Some of the ads featured innuendo and vulgar humor. Yet, you don’t hear much of an outcry these days; it’s hard to offend viewers.
But one advertisement managed to offend people across the globe.
The advertisement for the two-year-old company Groupon, which sells group discounts, begins as an earnest plea for the Tibetan people living under Chinese rule. The commercial shows snowy mountain peaks, Tibetan monks, and Tibetan children dancing. The narrator, actor Timothy Hutton, provided the voiceover.
“The people of Tibet are in trouble; their very culture is in jeopardy.”
Then, the narration takes a turn, telling the viewer about other parts of Tibet.
“But they still whip up an amazing fish curry, and since 200 of us bought at Groupon.com, we’re each getting $30 worth of Tibetan food for just $15 at Himalayan restaurant in Chicago.”
The company also spoofed the causes of saving the whales and the Brazilian rainforest.
The advertising message was intended to be this: Save something valuable, and save money using our coupons. It didn’t work, said Wendy Melillo, an assistant professor of communication at American University in Washington.

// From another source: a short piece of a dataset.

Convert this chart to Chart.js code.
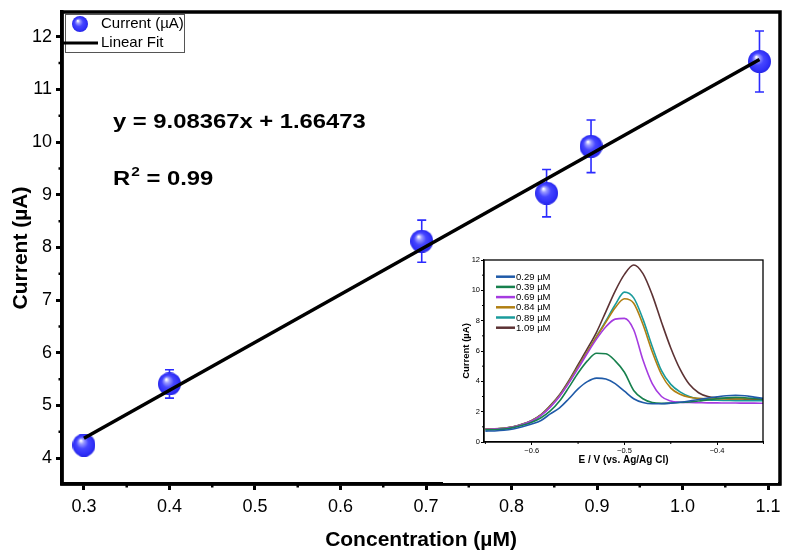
<!DOCTYPE html>
<html>
<head>
<meta charset="utf-8">
<script src="https://cdn.jsdelivr.net/npm/chart.js@4.4.0/dist/chart.umd.min.js"></script>
<style>
  html, body { margin: 0; padding: 0; background: #fff; }
  #wrap { position: relative; width: 792px; height: 555px; }
  #main { position: absolute; left: 0; top: 0; }
  #inset { position: absolute; left: 443px; top: 250px; background: #fff; }
</style>
</head>
<body>
<div id="wrap">
  <canvas id="main" width="792" height="555"></canvas>
  <canvas id="inset" width="335" height="233"></canvas>
</div>
<script>
// ---- main calibration data ----
const concentration = [0.3, 0.4, 0.695, 0.841, 0.893, 1.09];
const current = [4.25, 5.41, 8.12, 9.03, 9.92, 11.53];
const currentErr = [0.19, 0.27, 0.4, 0.45, 0.5, 0.58];
const fitX = [0.3, 1.09];
const fitY = [4.38, 11.57];
const xTicks = [0.3, 0.4, 0.5, 0.6, 0.7, 0.8, 0.9, 1.0, 1.1];
const xMinor = [0.35, 0.45, 0.55, 0.65, 0.75, 0.85, 0.95, 1.05];
const yTicks = [4, 5, 6, 7, 8, 9, 10, 11, 12];
const yMinor = [4.5, 5.5, 6.5, 7.5, 8.5, 9.5, 10.5, 11.5];

// ---- inset voltammograms ----
const potential = [-0.65, -0.64, -0.63, -0.62, -0.61, -0.60, -0.59, -0.58, -0.57, -0.56,
  -0.55, -0.54, -0.53, -0.52, -0.51, -0.50, -0.49, -0.48, -0.47, -0.46,
  -0.45, -0.44, -0.43, -0.42, -0.41, -0.40, -0.39, -0.38, -0.37, -0.36, -0.35];
const i029 = [0.72, 0.73, 0.77, 0.86, 1.0, 1.18, 1.42, 1.85, 2.25, 2.85, 3.5, 3.98, 4.21, 4.15, 3.85, 3.35,
  2.85, 2.6, 2.52, 2.52, 2.56, 2.62, 2.7, 2.8, 2.9, 2.98, 3.05, 3.08, 3.05, 2.96, 2.87];
const i039 = [0.8, 0.81, 0.85, 0.95, 1.1, 1.3, 1.6, 2.05, 2.7, 3.6, 4.55, 5.35, 5.85, 5.82, 5.35, 4.6,
  3.4, 2.85, 2.6, 2.55, 2.57, 2.6, 2.64, 2.7, 2.78, 2.85, 2.91, 2.94, 2.92, 2.87, 2.82];
const i069 = [0.84, 0.85, 0.89, 0.99, 1.15, 1.38, 1.75, 2.3, 3.0, 3.88, 4.85, 5.85, 6.8, 7.6, 8.1, 8.15,
  7.4, 5.4, 3.85, 3.0, 2.7, 2.62, 2.6, 2.59, 2.58, 2.58, 2.57, 2.57, 2.56, 2.56, 2.55];
const i084 = [0.85, 0.86, 0.9, 1.0, 1.17, 1.4, 1.78, 2.35, 3.05, 3.95, 4.95, 5.95, 6.95, 7.9, 8.85, 9.45,
  9.15, 7.75, 5.95, 4.45, 3.55, 3.15, 2.95, 2.88, 2.85, 2.84, 2.84, 2.84, 2.85, 2.85, 2.85];
const i089 = [0.85, 0.86, 0.9, 1.0, 1.17, 1.4, 1.78, 2.35, 3.05, 3.95, 4.95, 5.95, 6.97, 7.98, 9.05, 9.88,
  9.5, 8.1, 6.3, 4.7, 3.8, 3.3, 3.0, 2.85, 2.78, 2.75, 2.74, 2.73, 2.73, 2.72, 2.72];
const i109 = [0.86, 0.87, 0.91, 1.01, 1.18, 1.42, 1.8, 2.4, 3.12, 4.05, 5.1, 6.15, 7.25, 8.6, 9.95, 11.05,
  11.67, 11.1, 9.7, 7.9, 6.2, 4.8, 3.8, 3.25, 3.0, 2.9, 2.86, 2.84, 2.83, 2.82, 2.81];
const insetLabels = ['0.29 µM', '0.39 µM', '0.69 µM', '0.84 µM', '0.89 µM', '1.09 µM'];
const insetColors = ['#1f5aa8', '#17804d', '#a53be0', '#b07f12', '#1a9b9b', '#5c3234'];
const insetXTicks = [-0.6, -0.5, -0.4];
const insetXMinor = [-0.65, -0.55, -0.45, -0.35];
const insetYTicks = [0, 2, 4, 6, 8, 10, 12];
const insetYMinor = [1, 3, 5, 7, 9, 11];

const FONT = "'Liberation Sans', Arial, sans-serif";

function makeSphere(d) {
  const c = document.createElement('canvas');
  c.width = d; c.height = d;
  const g = c.getContext('2d');
  const r = d / 2;
  const grad = g.createRadialGradient(r * 0.72, r * 0.6, r * 0.04, r, r, r);
  grad.addColorStop(0, '#ffffff');
  grad.addColorStop(0.2, '#9a9aff');
  grad.addColorStop(0.5, '#4646ff');
  grad.addColorStop(0.85, '#3030f8');
  grad.addColorStop(1, '#2626e6');
  g.fillStyle = grad;
  g.beginPath();
  g.arc(r, r, r, 0, Math.PI * 2);
  g.fill();
  return c;
}
const sphere = makeSphere(23);
const smallSphere = makeSphere(16);

function drawMinorTicks(chart, xs, ys, len, width) {
  const { ctx, chartArea, scales: { x, y } } = chart;
  ctx.save();
  ctx.strokeStyle = '#000';
  ctx.lineWidth = width;
  ctx.beginPath();
  xs.forEach(v => {
    const px = x.getPixelForValue(v);
    ctx.moveTo(px, chartArea.bottom);
    ctx.lineTo(px, chartArea.bottom + len);
  });
  ys.forEach(v => {
    const py = y.getPixelForValue(v);
    ctx.moveTo(chartArea.left, py);
    ctx.lineTo(chartArea.left - len, py);
  });
  ctx.stroke();
  ctx.restore();
}

function drawFrame(chart, width) {
  const { ctx, chartArea: a } = chart;
  ctx.save();
  ctx.strokeStyle = '#000';
  ctx.lineWidth = width;
  ctx.strokeRect(a.left, a.top, a.right - a.left, a.bottom - a.top);
  ctx.restore();
}

// text squeezed a little wider, like the original export
function wideText(ctx, txt, x, y, sx) {
  ctx.save();
  ctx.translate(x, y);
  ctx.scale(sx, 1);
  ctx.fillText(txt, 0, 0);
  const w = ctx.measureText(txt).width * sx;
  ctx.restore();
  return w;
}

const errorBars = {
  id: 'errorBars',
  beforeDatasetsDraw(chart) {
    const { ctx, scales: { x, y } } = chart;
    ctx.save();
    ctx.strokeStyle = '#2b2bff';
    ctx.lineWidth = 1.6;
    concentration.forEach((c, i) => {
      const px = x.getPixelForValue(c);
      const top = y.getPixelForValue(current[i] + currentErr[i]);
      const bot = y.getPixelForValue(current[i] - currentErr[i]);
      ctx.beginPath();
      ctx.moveTo(px, top); ctx.lineTo(px, bot);
      ctx.moveTo(px - 4.5, top); ctx.lineTo(px + 4.5, top);
      ctx.moveTo(px - 4.5, bot); ctx.lineTo(px + 4.5, bot);
      ctx.stroke();
    });
    ctx.restore();
  }
};

const mainDecor = {
  id: 'mainDecor',
  afterDraw(chart) {
    const { ctx, chartArea: a } = chart;
    drawFrame(chart, 3.5);
    drawMinorTicks(chart, xMinor, yMinor, 3.5, 2.5);

    // legend box
    ctx.save();
    ctx.fillStyle = '#fff';
    ctx.fillRect(a.left + 3, a.top + 2, 120, 39);
    ctx.strokeStyle = '#555';
    ctx.lineWidth = 1;
    ctx.strokeRect(a.left + 3.5, a.top + 2.5, 119, 38);
    ctx.drawImage(smallSphere, a.left + 10, a.top + 4);
    ctx.strokeStyle = '#000';
    ctx.lineWidth = 3;
    ctx.beginPath();
    ctx.moveTo(a.left, a.top + 31);
    ctx.lineTo(a.left + 36, a.top + 31);
    ctx.stroke();
    ctx.fillStyle = '#000';
    ctx.font = '15px ' + FONT;
    ctx.textBaseline = 'middle';
    ctx.fillText('Current (µA)', a.left + 39, a.top + 12);
    ctx.fillText('Linear Fit', a.left + 39, a.top + 31);

    // fit equation
    ctx.font = 'bold 20px ' + FONT;
    wideText(ctx, 'y = 9.08367x + 1.66473', 113, 122, 1.19);
    let w = wideText(ctx, 'R', 113, 179, 1.19);
    ctx.font = 'bold 13px ' + FONT;
    w += wideText(ctx, '2', 113 + w + 1, 172, 1.19);
    ctx.font = 'bold 20px ' + FONT;
    wideText(ctx, ' = 0.99', 113 + w + 1, 179, 1.19);
    ctx.restore();
  }
};

new Chart(document.getElementById('main'), {
  type: 'scatter',
  data: {
    datasets: [
      {
        label: 'Linear Fit',
        data: fitX.map((v, i) => ({ x: v, y: fitY[i] })),
        showLine: true,
        borderColor: '#000',
        borderWidth: 3.5,
        pointRadius: 0
      },
      {
        label: 'Current (µA)',
        data: concentration.map((v, i) => ({ x: v, y: current[i] })),
        pointStyle: sphere,
        pointRadius: 11,
        clip: false
      }
    ]
  },
  options: {
    responsive: false,
    animation: false,
    events: [],
    layout: { padding: { top: 9, right: 10, left: 0, bottom: 0 } },
    plugins: { legend: { display: false }, tooltip: { enabled: false } },
    scales: {
      x: {
        type: 'linear',
        min: 0.2743,
        max: 1.114,
        afterBuildTicks: s => { s.ticks = xTicks.map(v => ({ value: v })); },
        afterFit: s => { s.height = 71; s.paddingLeft = 0; s.paddingRight = 0; },
        ticks: { color: '#000', font: { family: FONT, size: 18 }, padding: 6, callback: v => v.toFixed(1) },
        grid: { drawOnChartArea: false, color: '#000', tickLength: 6, tickWidth: 3 },
        border: { color: '#000', width: 3.5 },
        title: { display: true, text: 'Concentration (µM)', color: '#000',
          font: { family: FONT, size: 21, weight: 'bold' }, padding: { top: 0, bottom: 2 } }
      },
      y: {
        type: 'linear',
        min: 3.51,
        max: 12.47,
        afterBuildTicks: s => { s.ticks = yTicks.map(v => ({ value: v })); },
        afterFit: s => { s.width = 62; s.paddingTop = 0; s.paddingBottom = 0; },
        ticks: { color: '#000', font: { family: FONT, size: 18 }, padding: 4, callback: v => String(v) },
        grid: { drawOnChartArea: false, color: '#000', tickLength: 6, tickWidth: 3 },
        border: { color: '#000', width: 3.5 },
        title: { display: true, text: 'Current (µA)', color: '#000',
          font: { family: FONT, size: 21, weight: 'bold' }, padding: { top: 9, bottom: 0 } }
      }
    }
  },
  plugins: [errorBars, mainDecor]
});

// ---- inset ----
const insetSeries = [i029, i039, i069, i084, i089, i109];

const insetDecor = {
  id: 'insetDecor',
  afterDraw(chart) {
    const { ctx } = chart;
    drawFrame(chart, 1.3);
    drawMinorTicks(chart, insetXMinor, insetYMinor, 2, 1);
    ctx.save();
    ctx.font = '9.5px ' + FONT;
    ctx.textBaseline = 'middle';
    insetLabels.forEach((lab, i) => {
      const yy = 26.7 + i * 10.2;
      ctx.strokeStyle = insetColors[i];
      ctx.lineWidth = 2.5;
      ctx.beginPath();
      ctx.moveTo(53, yy);
      ctx.lineTo(72, yy);
      ctx.stroke();
      ctx.fillStyle = '#000';
      ctx.fillText(lab, 73, yy + 0.5);
    });
    ctx.restore();
  }
};

new Chart(document.getElementById('inset'), {
  type: 'scatter',
  data: {
    datasets: insetSeries.map((s, k) => ({
      label: insetLabels[k],
      data: potential.map((v, i) => ({ x: v, y: s[i] })),
      showLine: true,
      borderColor: insetColors[k],
      borderWidth: 1.6,
      pointRadius: 0,
      cubicInterpolationMode: 'monotone'
    }))
  },
  options: {
    responsive: false,
    animation: false,
    events: [],
    layout: { padding: { top: 10, right: 15, left: 0, bottom: 0 } },
    plugins: { legend: { display: false }, tooltip: { enabled: false } },
    scales: {
      x: {
        type: 'linear',
        min: -0.6515,
        max: -0.3505,
        afterBuildTicks: s => { s.ticks = insetXTicks.map(v => ({ value: v })); },
        afterFit: s => { s.height = 41; s.paddingLeft = 0; s.paddingRight = 0; },
        ticks: { color: '#000', font: { family: FONT, size: 7.5 }, padding: 1,
          callback: v => '\u2212' + Math.abs(v).toFixed(1) },
        grid: { drawOnChartArea: false, color: '#000', tickLength: 3, tickWidth: 1 },
        border: { color: '#000', width: 1.3 },
        title: { display: true, text: 'E / V (vs. Ag/Ag Cl)', color: '#000',
          font: { family: FONT, size: 10, weight: 'bold' }, padding: { top: 0, bottom: 17 } }
      },
      y: {
        type: 'linear',
        min: 0,
        max: 12,
        afterBuildTicks: s => { s.ticks = insetYTicks.map(v => ({ value: v })); },
        afterFit: s => { s.width = 41; s.paddingTop = 0; s.paddingBottom = 0; },
        ticks: { color: '#000', font: { family: FONT, size: 7.5 }, padding: 1 },
        grid: { drawOnChartArea: false, color: '#000', tickLength: 3, tickWidth: 1 },
        border: { color: '#000', width: 1.3 },
        title: { display: true, text: 'Current (µA)', color: '#000',
          font: { family: FONT, size: 9.5, weight: 'bold' }, padding: { top: 18, bottom: 0 } }
      }
    }
  },
  plugins: [insetDecor]
});
</script>
</body>
</html>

“The ad is crass and greedy, and it’s poking fun at philanthropy, which typically doesn’t go over very well.”
Melillo said for an advertisement to be effective, it has to do two things: get noticed and change behavior. She added that the Groupon advertisement scores very well in the first category. The Tibet commercial has created tremendous buzz in online chat rooms and social media sites.

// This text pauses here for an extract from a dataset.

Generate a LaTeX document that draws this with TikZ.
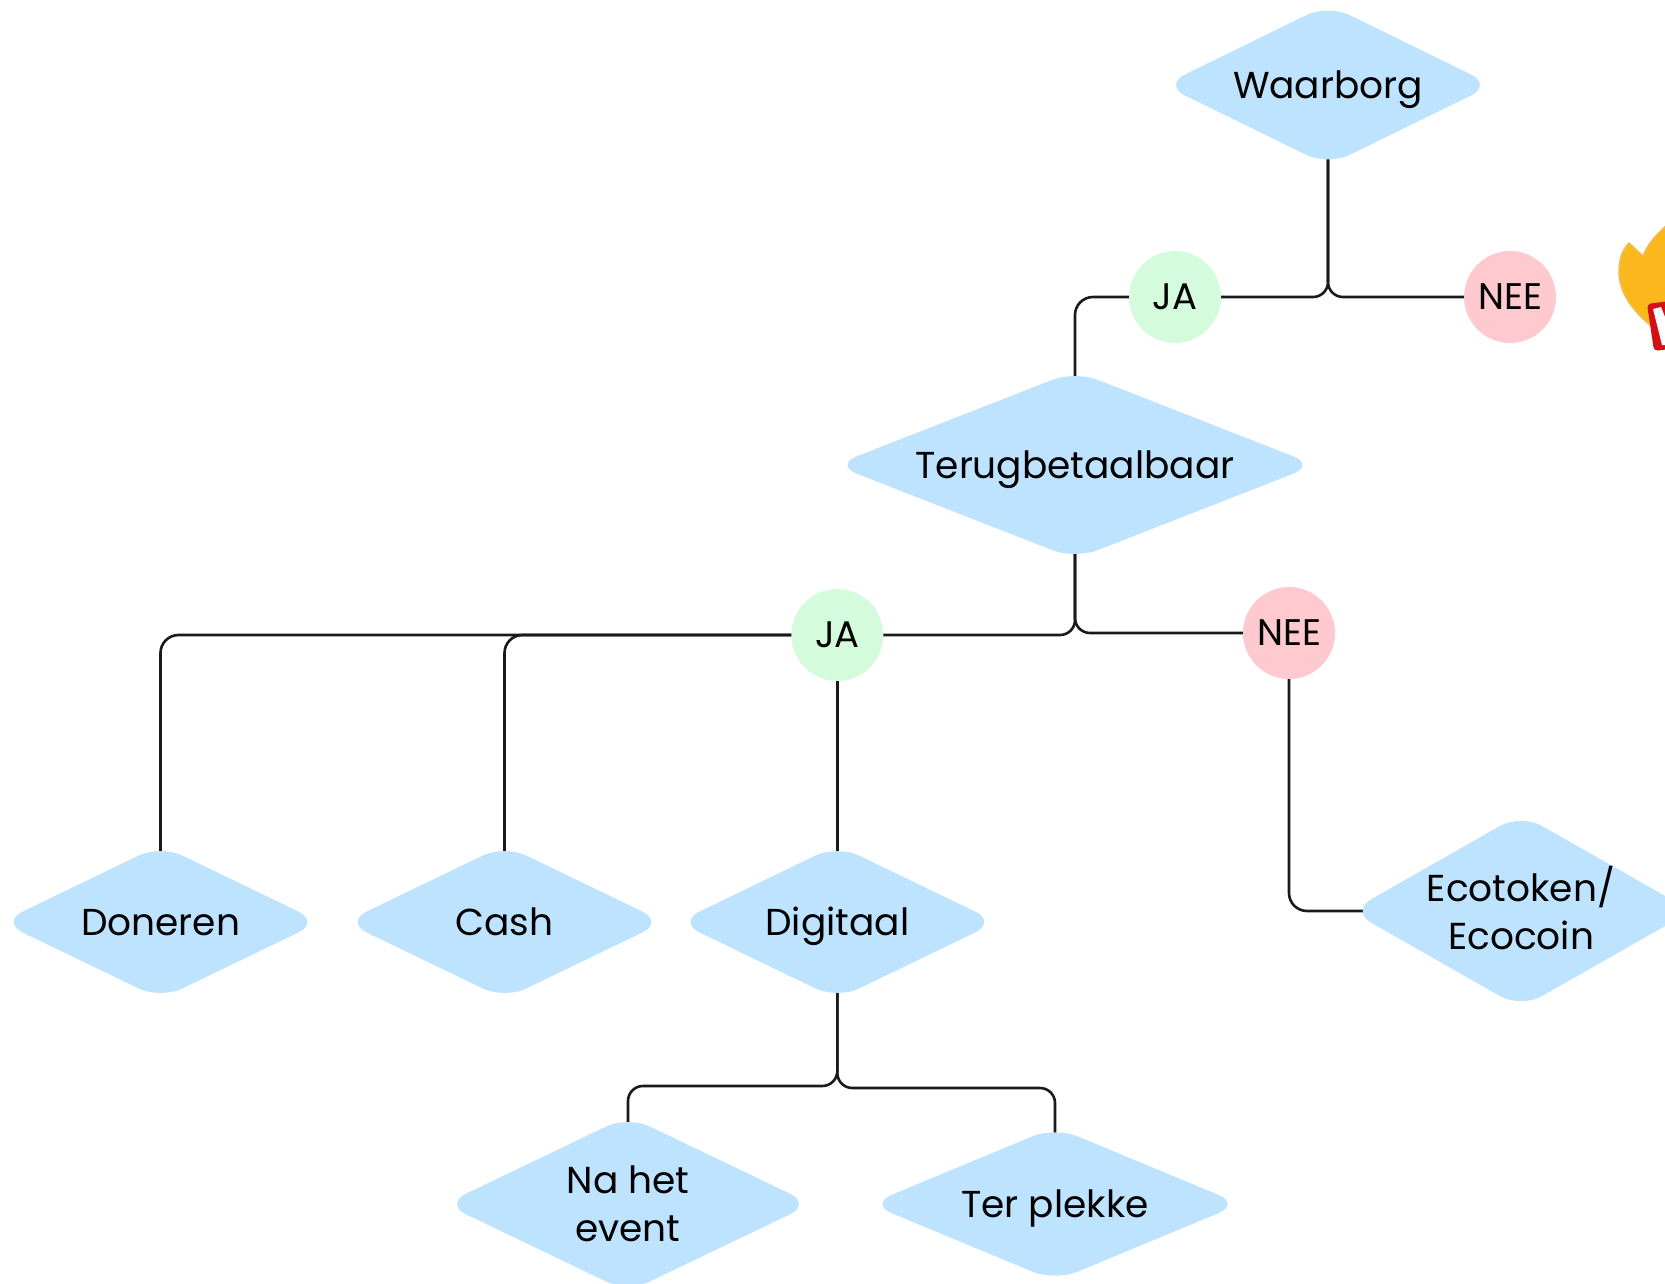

But Melillo said with the second category of changing customer behavior, “It fails miserably because it’s kind of a bait and switch, and people don’t like that because the hook draws you in and you’re thinking one way, and then the switch at the end, I think, has rightly angered people.”
Advertisers have long tried to slightly offend and provoke to grab our attention. But you have to know which topics are out of bounds, said Charles R. Taylor, professor of marketing at the Villanova School of Business. The cause of Tibet is one of those topics.
“In many ways, I think it (the Groupon commercial) presents Americans in a bad light in that it suggests that the plight of the people in Tibet is not all that important relative to getting a good deal when a relatively wealthy American goes out to eat,” said Taylor.
The director of the organization Free Tibet, Stephanie Brigden also felt the advertisement was in bad taste. But she did find a silver lining.
“If it raises the profile of Tibet, obviously that’s positive. People need to understand what’s going on,” said Brigden. “What would be great if this now kind of pricks people’s consciousness into saying, actually, I need to do something. And then it will have a really great outcome.”
The company Groupon said the advertisements were parodies meant to poke fun at themselves. They’re also offering matching donations, up to $100,000, to support the causes they spoofed.